Vamos a hacerlo despacio porque no quiero dormir en el techo.
–Mañana mismo
llamaremos al médico.
–Si consigo estarme
quieto no me ocurrirá nada. Solamente cuando me agito me hago aeronauta.
Con mil
precauciones pudo acostarse y se sintió seguro.
–¿Tienes ganas de
subir?
–No. Estoy bien.
Se dieron las
buenas noches y Hebe apagó la luz.
Al otro día cuando
Hebe despegó los ojos vio a Pedro durmiendo como un bendito, con la cara pegada
al techo.
Parecía un globo
escapado de las manos de un niño.
–¡Pedro, Pedro!
–gritó aterrorizada.
Al fin Pedro
despertó, dolorido por el estrujón de varias horas contra el cielo raso. ¡Qué
espanto! Trató de saltar al revés, de caer para arriba, de subir para abajo.

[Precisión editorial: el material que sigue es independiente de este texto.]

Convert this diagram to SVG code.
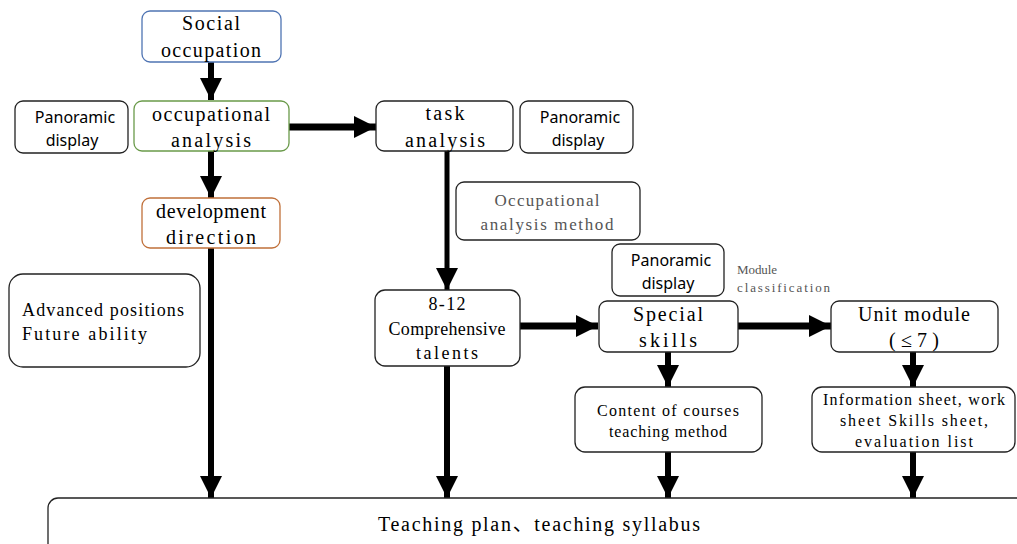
<svg xmlns="http://www.w3.org/2000/svg" width="1017" height="544" viewBox="0 0 1017 544">
<style>
.box{fill:#fff;stroke:#222;stroke-width:1.3}
.t{font-family:"Liberation Serif","Noto Sans CJK SC",serif;fill:#000;text-anchor:middle}
.s{font-family:"Noto Sans","Liberation Sans",sans-serif;fill:#000;text-anchor:middle;font-size:16px}
.c{stroke:#000;fill:none}
</style>
<defs>
<marker id="ah" markerUnits="userSpaceOnUse" markerWidth="24" markerHeight="22" refX="22" refY="11" orient="auto">
<path d="M0,0 L22,11 L0,22 Z" fill="#000"/>
</marker>
</defs>
<rect width="1017" height="544" fill="#fff"/>
<g id="connectors">
<line class="c" x1="211" y1="62" x2="211" y2="100" stroke-width="6" marker-end="url(#ah)"/>
<line class="c" x1="211" y1="151" x2="211" y2="198" stroke-width="6" marker-end="url(#ah)"/>
<line class="c" x1="289" y1="127" x2="376" y2="127" stroke-width="7" marker-end="url(#ah)"/>
<line class="c" x1="447" y1="151" x2="447" y2="290" stroke-width="5" marker-end="url(#ah)"/>
<line class="c" x1="211" y1="248" x2="211" y2="498" stroke-width="6" marker-end="url(#ah)"/>
<line class="c" x1="447" y1="366" x2="447" y2="498" stroke-width="6" marker-end="url(#ah)"/>
<line class="c" x1="520" y1="326" x2="598" y2="326" stroke-width="7" marker-end="url(#ah)"/>
<line class="c" x1="738" y1="326" x2="831" y2="326" stroke-width="7" marker-end="url(#ah)"/>
<line class="c" x1="668" y1="352" x2="668" y2="387" stroke-width="6" marker-end="url(#ah)"/>
<line class="c" x1="668" y1="452" x2="668" y2="498" stroke-width="6" marker-end="url(#ah)"/>
<line class="c" x1="913" y1="352" x2="913" y2="387" stroke-width="6" marker-end="url(#ah)"/>
<line class="c" x1="913" y1="452" x2="913" y2="498" stroke-width="6" marker-end="url(#ah)"/>
</g>
<g id="social">
<rect class="box" x="142" y="11" width="139" height="51" rx="8" style="stroke:#4f74b3"/>
<text class="t" x="211" y="30" font-size="20" textLength="58">Social</text>
<text class="t" x="211" y="57" font-size="20" textLength="100">occupation</text>
</g>
<g id="pano1">
<rect class="box" x="15" y="101" width="113" height="52" rx="8"/>
<text class="s" x="75" y="123">Panoramic</text>
<text class="s" x="72" y="146">display</text>
</g>
<g id="occanalysis">
<rect class="box" x="134" y="101" width="155" height="50" rx="8" style="stroke:#6a9a4a"/>
<text class="t" x="211" y="121" font-size="20" textLength="118">occupational</text>
<text class="t" x="211" y="147" font-size="20" textLength="80">analysis</text>
</g>
<g id="task">
<rect class="box" x="376" y="101" width="137" height="50" rx="8"/>
<text class="t" x="445" y="120" font-size="20" textLength="39">task</text>
<text class="t" x="445" y="147" font-size="20" textLength="80">analysis</text>
</g>
<g id="pano2">
<rect class="box" x="520" y="101" width="113" height="52" rx="8"/>
<text class="s" x="580" y="123">Panoramic</text>
<text class="s" x="578" y="146">display</text>
</g>
<g id="method">
<rect class="box" x="456" y="182" width="184" height="58" rx="8"/>
<text class="t" x="547" y="206" font-size="17" textLength="105" style="fill:#555">Occupational</text>
<text class="t" x="547" y="230" font-size="17" textLength="133" style="fill:#555">analysis method</text>
</g>
<g id="devdir">
<rect class="box" x="142" y="198" width="138" height="50" rx="8" style="stroke:#c0703a"/>
<text class="t" x="211" y="218" font-size="20" textLength="110">development</text>
<text class="t" x="211" y="244" font-size="20" textLength="90">direction</text>
</g>
<g id="advanced">
<rect class="box" x="9" y="274" width="191" height="93" rx="14"/>
<text class="t" x="22" y="316" font-size="18" textLength="162" style="text-anchor:start">Advanced positions</text>
<text class="t" x="22" y="340" font-size="18" textLength="125" style="text-anchor:start">Future ability</text>
</g>
<g id="talents">
<rect class="box" x="375" y="290" width="145" height="76" rx="10"/>
<text class="t" x="447" y="310" font-size="18" textLength="37">8-12</text>
<text class="t" x="447" y="335" font-size="18" textLength="117">Comprehensive</text>
<text class="t" x="447" y="359" font-size="18" textLength="62">talents</text>
</g>
<g id="pano3">
<rect class="box" x="612" y="244" width="112" height="52" rx="8"/>
<text class="s" x="671" y="266">Panoramic</text>
<text class="s" x="668" y="289">display</text>
</g>
<text x="737" y="274" font-family="Liberation Serif, serif" font-size="13" textLength="40" fill="#555">Module</text>
<text x="737" y="292" font-family="Liberation Serif, serif" font-size="13" textLength="93" fill="#555">classification</text>
<g id="special">
<rect class="box" x="599" y="301" width="139" height="51" rx="8"/>
<text class="t" x="668" y="321" font-size="20" textLength="70">Special</text>
<text class="t" x="668" y="347" font-size="20" textLength="58">skills</text>
</g>
<g id="unit">
<rect class="box" x="831" y="301" width="167" height="51" rx="8"/>
<text class="t" x="914" y="321" font-size="20" textLength="112">Unit module</text>
<text class="t" x="914" y="347" font-size="20" textLength="50">(≤7)</text>
</g>
<g id="content">
<rect class="box" x="575" y="387" width="187" height="65" rx="10"/>
<text class="t" x="668" y="416" font-size="16" textLength="142">Content of courses</text>
<text class="t" x="668" y="437" font-size="16" textLength="118">teaching method</text>
</g>
<g id="info">
<rect class="box" x="812" y="387" width="203" height="65" rx="10"/>
<text class="t" x="914" y="405" font-size="16" textLength="182">Information sheet, work</text>
<text class="t" x="914" y="426" font-size="16" textLength="148">sheet Skills sheet,</text>
<text class="t" x="914" y="447" font-size="16" textLength="118">evaluation list</text>
</g>
<g id="plan">
<rect class="box" x="48" y="498" width="1000" height="70" rx="10"/>
<text class="t" x="539" y="531" font-size="20" textLength="322">Teaching plan、teaching syllabus</text>
</g>
</svg>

Pero el techo lo succionaba como succionaba el suelo a Hebe.
–Tendrás que atarme
de una pierna y amarrarme al ropero hasta que llames al doctor y vea qué pasa.
Hebe buscó una
cuerda y una escalera, ató un pie a su marido y se puso a tirar con todo el
ánimo. El cuerpo adosado al techo se removió como un lento dirigible.
Aterrizaba.
En eso se coló por
la puerta un correntón de aire que ladeó la leve corporeidad de Pedro y, como a
una pluma, la sopló por la ventana abierta. Ocurrió en un segundo. Hebe lanzó
un grito y la cuerda se le desvaneció, subía por el aire inocente de la mañana,
subía en suave contoneo como un globo de color fugitivo en un día de fiesta,
perdido para siempre, en viaje al infinito. Se hizo un punto y luego nada.